2020 is Volvo’s ambitious, though highly laudable, safety aspiration summed up by the statement: “By 2020, nobody shall be seriously injured or killed in a new Volvo.”

Dating back to 2008, it underpins all product research and development. It’s an aspiration matched by many fleets through their own Zero Harm initiatives and saw the launch in 2014 of Co-Pilot whereby Volvo pledged to provide every fleet buying one of its cars online risk training for up to 20 drivers and support with fleet consultancy and licence checks. Volvo believes Co-Pilot “creates dialogue” for fleets to discuss safety and risk management, particularly for small fleets. And it gives the brand another USP.

Plug-in hope for future

While the launch of the V40 in 2012 gave Volvo a viable presence in the fleet market, arguably for  the first time – it sold 12,712 last year, accounting for almost half of its total fleet volume – the XC90 will be the statement car.

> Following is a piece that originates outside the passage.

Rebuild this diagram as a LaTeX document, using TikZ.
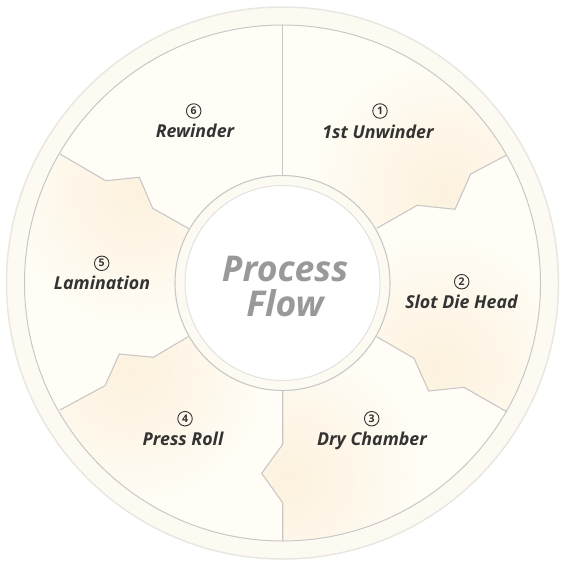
\documentclass[tikz,border=0pt]{standalone}
\usepackage{fontspec}
\setmainfont{Open Sans}
\definecolor{cream}{HTML}{FFFDF5}
\definecolor{peach}{HTML}{FDF1DE}
\definecolor{band}{HTML}{FDFBF1}
\definecolor{bandline}{HTML}{E8E7E1}
\definecolor{segline}{HTML}{C8C8C8}
\definecolor{innerline}{HTML}{E2E2E0}
\definecolor{txt}{HTML}{333333}
\definecolor{titlegray}{HTML}{999999}
\begin{document}
\begin{tikzpicture}[x=1pt,y=-1pt,
  lbl/.style={font=\fontsize{17.8}{20}\selectfont\bfseries\itshape, text=txt, anchor=base, inner sep=0pt},
  num/.style={circle, draw=txt, line width=0.9pt, minimum size=14.5pt, inner sep=0pt,
    font=\fontsize{10.5}{11}\selectfont\bfseries, text=txt},
  title/.style={font=\fontsize{35.5}{40}\selectfont\bfseries\itshape, text=titlegray, anchor=base, inner sep=0pt},
  seg/.style={draw=segline, line width=1.1pt, line join=miter},
  blob/.style={inner color=peach, outer color=cream}
]
\useasboundingbox (0,0) rectangle (562,564);
\coordinate (O) at (282.5,283);
% boundary points
\coordinate (p61a) at (282.7,25);   \coordinate (p61e) at (282.7,175.5);
\coordinate (p12a) at (506.7,155);  \coordinate (p12b) at (470.7,174);
\coordinate (p12c) at (455,209.3);  \coordinate (p12d) at (417.3,205.3);
\coordinate (p12e) at (376.7,228.3);
\coordinate (p23a) at (506.7,411.7); \coordinate (p23b) at (464,387.3);
\coordinate (p23c) at (428.7,391);   \coordinate (p23d) at (414,358.3);
\coordinate (p23e) at (376.7,336.7);
\coordinate (p34a) at (282.7,541);   \coordinate (p34b) at (282.7,502.7);
\coordinate (p34c) at (261.7,473.3); \coordinate (p34d) at (282.7,444.3);
\coordinate (p34e) at (282.7,390.5);
\coordinate (p45a) at (60,410);      \coordinate (p45b) at (105,385.7);
\coordinate (p45c) at (119.3,354);   \coordinate (p45d) at (153.3,357.3);
\coordinate (p45e) at (188.3,336.7);
\coordinate (p56a) at (60,154);      \coordinate (p56b) at (105.7,180.7);
\coordinate (p56c) at (139.3,177.3); \coordinate (p56d) at (152.7,208.3);
\coordinate (p56e) at (190,229.3);
% far points
\coordinate (x90) at (282.7,-47);
\coordinate (x30) at (568.3,118);
\coordinate (xm30) at (568.3,448);
\coordinate (xm90) at (282.7,613);
\coordinate (x210) at (-3.3,448);
\coordinate (x150) at (-3.3,118);

% outer band
\fill[band, draw=bandline, line width=1.5pt] (O) circle[radius=276pt];
\fill[cream] (O) circle[radius=258pt];

\begin{scope}
  \clip (O) circle[radius=258pt];
  % segment 1
  \begin{scope}
    \clip (O) -- (p61e) -- (p61a) -- (x90) -- (x30) -- (p12a) -- (p12b) -- (p12c) -- (p12d) -- (p12e) -- cycle;
    \shade[blob] (445,192) circle[radius=135pt];
  \end{scope}
  % segment 2
  \begin{scope}
    \clip (O) -- (p12e) -- (p12d) -- (p12c) -- (p12b) -- (p12a) -- (x30) -- (xm30) -- (p23a) -- (p23b) -- (p23c) -- (p23d) -- (p23e) -- cycle;
    \shade[blob] (438,368) circle[radius=135pt];
  \end{scope}
  % segment 3
  \begin{scope}
    \clip (O) -- (p23e) -- (p23d) -- (p23c) -- (p23b) -- (p23a) -- (xm30) -- (xm90) -- (p34a) -- (p34b) -- (p34c) -- (p34d) -- (p34e) -- cycle;
    \shade[blob] (288,478) circle[radius=135pt];
  \end{scope}
  % segment 4
  \begin{scope}
    \clip (O) -- (p34e) -- (p34d) -- (p34c) -- (p34b) -- (p34a) -- (xm90) -- (x210) -- (p45a) -- (p45b) -- (p45c) -- (p45d) -- (p45e) -- cycle;
    \shade[blob] (132,372) circle[radius=135pt];
  \end{scope}
  % segment 5
  \begin{scope}
    \clip (O) -- (p45e) -- (p45d) -- (p45c) -- (p45b) -- (p45a) -- (x210) -- (x150) -- (p56a) -- (p56b) -- (p56c) -- (p56d) -- (p56e) -- cycle;
    \shade[blob] (138,192) circle[radius=135pt];
  \end{scope}
\end{scope}

% boundaries
\draw[seg] (p61e) -- (p61a);
\draw[seg] (p12a) -- (p12b) -- (p12c) -- (p12d) -- (p12e);
\draw[seg] (p23a) -- (p23b) -- (p23c) -- (p23d) -- (p23e);
\draw[seg] (p34a) -- (p34b) -- (p34c) -- (p34d) -- (p34e);
\draw[seg] (p45a) -- (p45b) -- (p45c) -- (p45d) -- (p45e);
\draw[seg] (p56a) -- (p56b) -- (p56c) -- (p56d) -- (p56e);
\draw[segline, line width=1pt] (O) circle[radius=258pt];

% centre
\fill[band, draw=segline, line width=1.1pt] (O) circle[radius=107.5pt];
\fill[white, draw=innerline, line width=1pt] (O) circle[radius=97.5pt];

% texts
\node[title] (t1) at (285,281.7) {Process};
\node[title] (t2) at (285,316.7) {Flow};

\node[num] (n1) at (380,111) {1};
\node[lbl] (l1) at (378,138.3) {1st Unwinder};
\node[num] (n2) at (461.7,281.7) {2};
\node[lbl] (l2) at (461.5,308.3) {Slot Die Head};
\node[num] (n3) at (371.7,418.7) {3};
\node[lbl] (l3) at (372,445.3) {Dry Chamber};
\node[num] (n4) at (185,418.7) {4};
\node[lbl] (l4) at (183,445.3) {Press Roll};
\node[num] (n5) at (101.7,263.3) {5};
\node[lbl] (l5) at (102,289.5) {Lamination};
\node[num] (n6) at (193.7,111) {6};
\node[lbl] (l6) at (195,137.3) {Rewinder};
\end{tikzpicture}
\end{document}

Pre-launch sold orders were running at around 1,500 as the car arrived in showrooms last month with Volvo Car UK managing director Nick Connor admitting he has been “taken aback” by the strength of demand for the hybrid T8 model.

“We expected the T8 to account for 3-5% of sales, but so far orders are running at 20%. And that was before we announced CO2 at 49g/km,” says Connor, referring to the previously quoted figure of 59g/km.

“We could even see that order rate increase further because it is such a strong business case  for company car drivers.”

Using only the electric motor, the seven-seat XC90 T8 will travel around 26 miles on a single charge. Official combined fuel economy is around 166mpg – possible, although 100mpg is more realistic.

“We see our future in plug-ins,” adds Connor. “All our cars from the XC90 onwards will have a plug-in petrol option. That’s the future, not diesel. If we want to sell large cars in Europe, we will have to have hybrids.”

But despite this commitment, Connor is also concerned about the current backlash against diesel. He supports the industry lobbying on Euro 6 diesels, pointing out they are as clean as petrol in terms of particulate emissions.

“Demonisation of diesel is absurd,” he says. “It’s a knee-jerk political reaction.”